By Chris Buckley
BEIJING (Reuters) - More than half of Chinese farmers are unsatisfied with rural policies, according to a survey published on Tuesday that showed rising cases of agricultural land seizures by the state and a trend towards bigger farms as millions leave villages for work in cities.
Premier Wen Jiabao said at the weekend that China's government failed to give farmers enough protection from land confiscation for what many of them see as paltry compensation.
The survey of 1,791 farmers overseen by the Landesa Rural Development Institute, based in Seattle, gave statistical flesh to the extent of complaints over losses of land to commercial development, an issue that triggered a dramatic ten-day confrontation in Wukan Village in Guangdong province last year.
"It is, therefore, not surprising that dissatisfied farmers outnumber the satisfied by a margin of two to one," said a summary of the survey, which found 36.7 percent of respondents said they were "dissatisfied" and 16.7 percent said they were "very dissatisfied." The summary was emailed to Reuters.
By contrast, 2.8 percent of respondents said they were "very satisfied."
"To make an enduring dent in tenure insecurity and to improve welfare for its 700 million rural people, China must consider carrying out fundamental reforms of the tenure system and strict enforcement on the ground," the Landesa researchers said in their summary.
Wen has said that he too wants stricter protection of farmland and more compensation for land seizures, but the Communist Party government has also said it will keep to its system of collectively-owned land.
"What is the widespread problem now? It's the arbitrary seizure of farmers' fields, and the farmers have complaints about this, and it's even sparking mass incidents," Wen said in Guangdong on Saturday, according to a Xinhua news agency report.
"Mass incidents" is the official euphemism for protests, riots and mass petitions.
Farmers in China do not directly own most of their fields.

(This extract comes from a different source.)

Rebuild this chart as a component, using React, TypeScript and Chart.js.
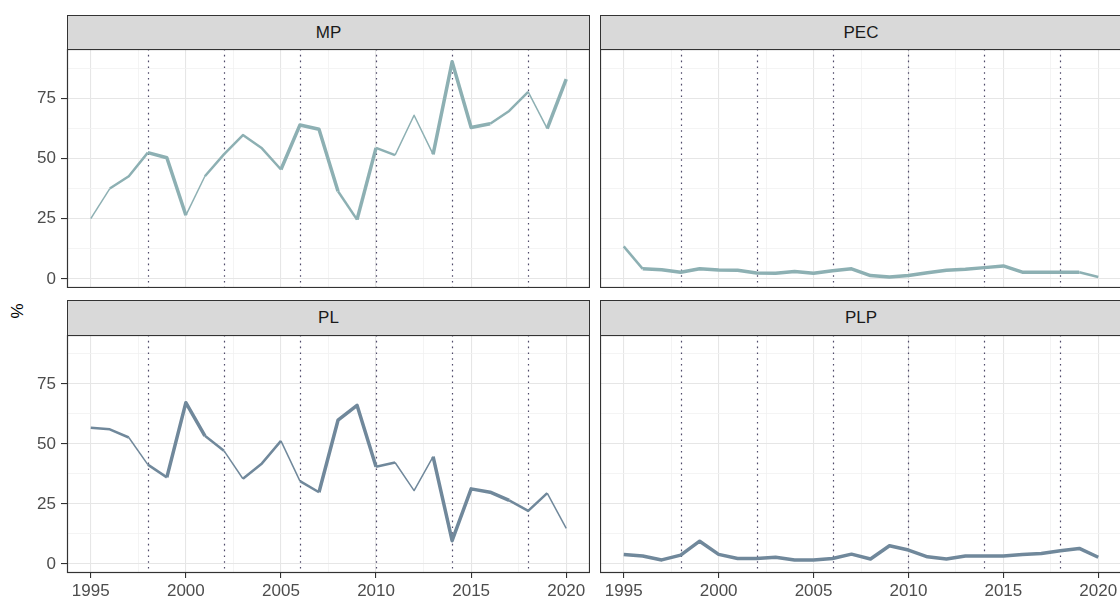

Instead, most rural land is owned collectively by a village, and farmers receive leases that last for decades.
In theory, the villagers can collectively decide whether to apply to sell off or develop land. In practice, however, state officials usually decide. And hoping to win investment, revenues and pay-offs, they often override the wishes of farmers.
The Landesa survey, done across 17 provinces in mid-2011, found 43.1 of villages had experienced "takings of land" for non-farming uses since the late 1990s, and an accompanying graph showed that such takings rose dramatically from 2007.
Villagers "received some compensation in 77.5 percent of all cases as promised but did not receive compensation in 9.8 percent of cases, and were neither promised, nor received compensation in 12.7 percent of cases," said the survey summary.
Local governments across China have pushed increasingly bold reforms to merge patchwork fields and settlements into larger farm tracts and villages, with aggregated fields rented to investor-villagers or companies.
That trend has been reinforced by the growing numbers of residents leaving villages to find long-term work, although most of them say they want to keep their land. China has about 153 million migrant workers living outside their hometowns.
The survey found 17.7 percent of villages have conducted out such land consolidation plans or are doing so, and 57.2 percent of the villagers affected were left without any farmland.
"The overall picture here is troubling, because this new urbanization program was started in an attempt to preserve and reclaim some of the country's farmland," said the summary.
"Instead, only a small percentage of the vacated residential land - and a minority of even the vacated farmland - is being used for agricultural purposes."